Especially subversive is the chapter on the conflict between Arabs
and Jews. This is the only chapter written by someone outside of the
Education Ministry.
The only man in
Israel deemed worthy of writing it is Dr. As'ad Ghanem, who by
chance or not, was also the main drafter of a document entitled "The
Future Vision of the Palestinian Arabs in Israel." This document
includes these civic pearls: "Israel is the outcome of a colonialist
action which was initiated by the Jewish-Zionist elites ... [it] was
established by colonial states ... it continues conflicting with its
neighbors incessantly ... and implementing a colonialist policy ...

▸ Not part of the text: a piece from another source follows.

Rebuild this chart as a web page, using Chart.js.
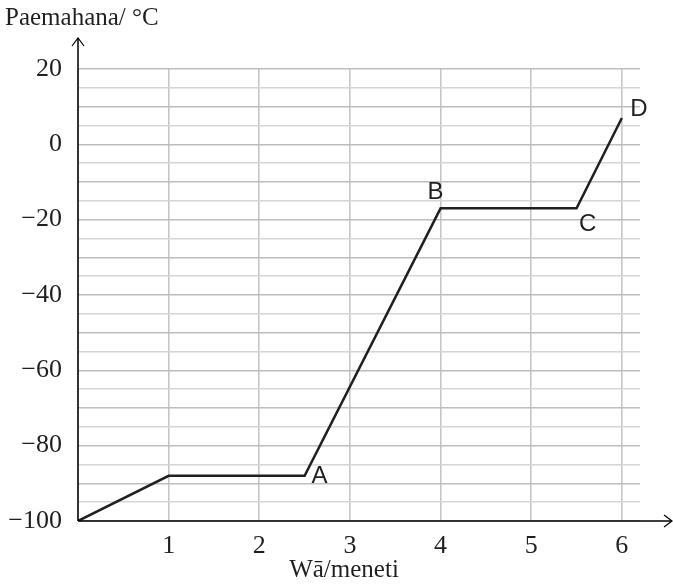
<!DOCTYPE html>
<html>
<head>
<meta charset="utf-8">
<script src="https://cdn.jsdelivr.net/npm/chart.js@4/dist/chart.umd.min.js"></script>
<style>
html,body{margin:0;padding:0;background:#fff;}
canvas{display:block;}
</style>
</head>
<body>
<canvas id="c" width="673" height="585"></canvas>
<script>
const xValues = [0, 1, 2.5, 4, 5.5, 6];
const yValues = [-100, -88, -88, -17, -17, 7];
const pointNames = ['', '', 'A', 'B', 'C', 'D'];
const xTicks = [0, 1, 2, 3, 4, 5, 6];
const yGridValues = [20, 15, 10, 5, 0, -5, -10, -15, -20, -25, -30, -35, -40, -45, -50, -55, -60, -65, -70, -75, -80, -85, -90, -95, -100];
const yTickLabels = [20, 0, -20, -40, -60, -80, -100];
const xTitle = 'Wā/meneti';
const yTitle = 'Paemahana/ °C';

const serif = '"Liberation Serif", "Times New Roman", serif';
const sans = '"Liberation Sans", Arial, sans-serif';
const labelOffsets = {A: [15, 1], B: [-5, -16], C: [11, 16], D: [17, -9]};

const overlay = {
  id: 'overlay',
  afterDraw(chart) {
    const ctx = chart.ctx;
    const xs = chart.scales.x, ys = chart.scales.y;
    const x0 = xs.getPixelForValue(0), y0 = ys.getPixelForValue(-100);
    ctx.save();
    ctx.strokeStyle = '#000';
    ctx.lineWidth = 1.5;
    ctx.beginPath();
    ctx.moveTo(x0, y0); ctx.lineTo(671, y0);
    ctx.moveTo(x0, y0); ctx.lineTo(x0, 38);
    ctx.stroke();
    ctx.lineWidth = 1.2;
    ctx.beginPath();
    ctx.moveTo(664, y0 - 6); ctx.lineTo(672, y0); ctx.lineTo(664, y0 + 6);
    ctx.moveTo(x0 - 6, 46); ctx.lineTo(x0, 38); ctx.lineTo(x0 + 6, 46);
    ctx.stroke();
    ctx.fillStyle = '#231f20';
    ctx.font = '25px ' + serif;
    ctx.textBaseline = 'middle';
    ctx.textAlign = 'left';
    ctx.fillText(yTitle, 5, 18);
    ctx.textAlign = 'center';
    ctx.fillText(xTitle, 344, 570);
    ctx.font = '24px ' + sans;
    pointNames.forEach((n, i) => {
      if (!n) return;
      const px = xs.getPixelForValue(xValues[i]);
      const py = ys.getPixelForValue(yValues[i]);
      const o = labelOffsets[n];
      ctx.fillText(n, px + o[0], py + o[1]);
    });
    ctx.restore();
  }
};

new Chart(document.getElementById('c'), {
  type: 'line',
  data: {
    datasets: [{
      data: xValues.map((x, i) => ({x: x, y: yValues[i]})),
      borderColor: '#231f20',
      borderWidth: 2.5,
      pointRadius: 0,
      tension: 0,
      fill: false
    }]
  },
  options: {
    responsive: false,
    animation: false,
    layout: {padding: {top: 69, right: 33, left: 0, bottom: 0}},
    plugins: {legend: {display: false}, tooltip: {enabled: false}},
    scales: {
      x: {
        type: 'linear',
        min: 0, max: 6.2,
        afterBuildTicks: s => { s.ticks = xTicks.map(v => ({value: v})); },
        afterFit: s => { s.height = 64; },
        border: {display: false},
        grid: {color: '#c6c6c8', lineWidth: 1.6, drawTicks: false},
        ticks: {
          padding: 10,
          color: '#231f20',
          font: {family: serif, size: 26},
          maxRotation: 0,
          autoSkip: false,
          callback: v => v === 0 ? '' : String(v)
        }
      },
      y: {
        min: -100, max: 20,
        afterBuildTicks: s => { s.ticks = yGridValues.map(v => ({value: v})); },
        afterFit: s => { s.width = 78; },
        border: {display: false},
        grid: {
          drawTicks: false,
          lineWidth: 1.6,
          color: c => (c.tick.value % 10 === 0 ? '#bdbdbf' : '#d6d6d8')
        },
        ticks: {
          padding: 16,
          autoSkip: false,
          color: '#231f20',
          font: {family: serif, size: 26},
          callback: v => yTickLabels.includes(v) ? String(v).replace('-', '\u2212') : ''
        }
      }
    }
  },
  plugins: [overlay]
});
</script>
</body>
</html>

Israel cannot be defined as a democratic state. It can be defined as
an ethnocratic state ... the state must acknowledge responsibility
for the Nakba ... [it] should recognize the Palestinian Arabs as an
indigenous national group that has a right to choose its
representatives directly." It also says that each side should run
its own affairs and have a right to veto the other's decisions.
Ghanem advances
these opinions, although less blatantly, in the civics textbook as
well. In the part about the War of Independence he ignores the
bloody Arab attacks before the war, including their refusal to
accept the UN Partition Plan and the war they began a few hours
after Israel's Declaration of Independence. Everything that happened
in those days is "an accelerated conflict between Jews and Arabs ...
which became more violent." The Jews, and only the Jews, are to
blame for causing the refugee problem.
Those setting the
Israeli citizenship curriculum have found these statements worthy of
appearing in the Education Ministry's official book, without
contrasting opinions. And the civics teachers in the ethnocratic,
colonialist state - whose Arab citizens yesterday marked the 61st
anniversary of the Nakba, the disaster of Israel's establishment -
are obliged to teach them.
Even teachers
outraged by this material must teach it. The civics matriculation
exams are based on this book. What teacher would want to fail his
students?
Professor Orit
Ichilov of Tel Aviv University, who studies civic education in
Israel, writes in one of her essays:
"While [teachers
in] Western democracies advocate joint commitment to the nation,
state and democracy, whenever the two conflict, Israel prefers
universal democratic values to Jewish Zionist ones. This is
unparalleled in any Western democracy today, where civics education
includes democratic, humanist values as well as patriotism and pride
in the national historical heritage."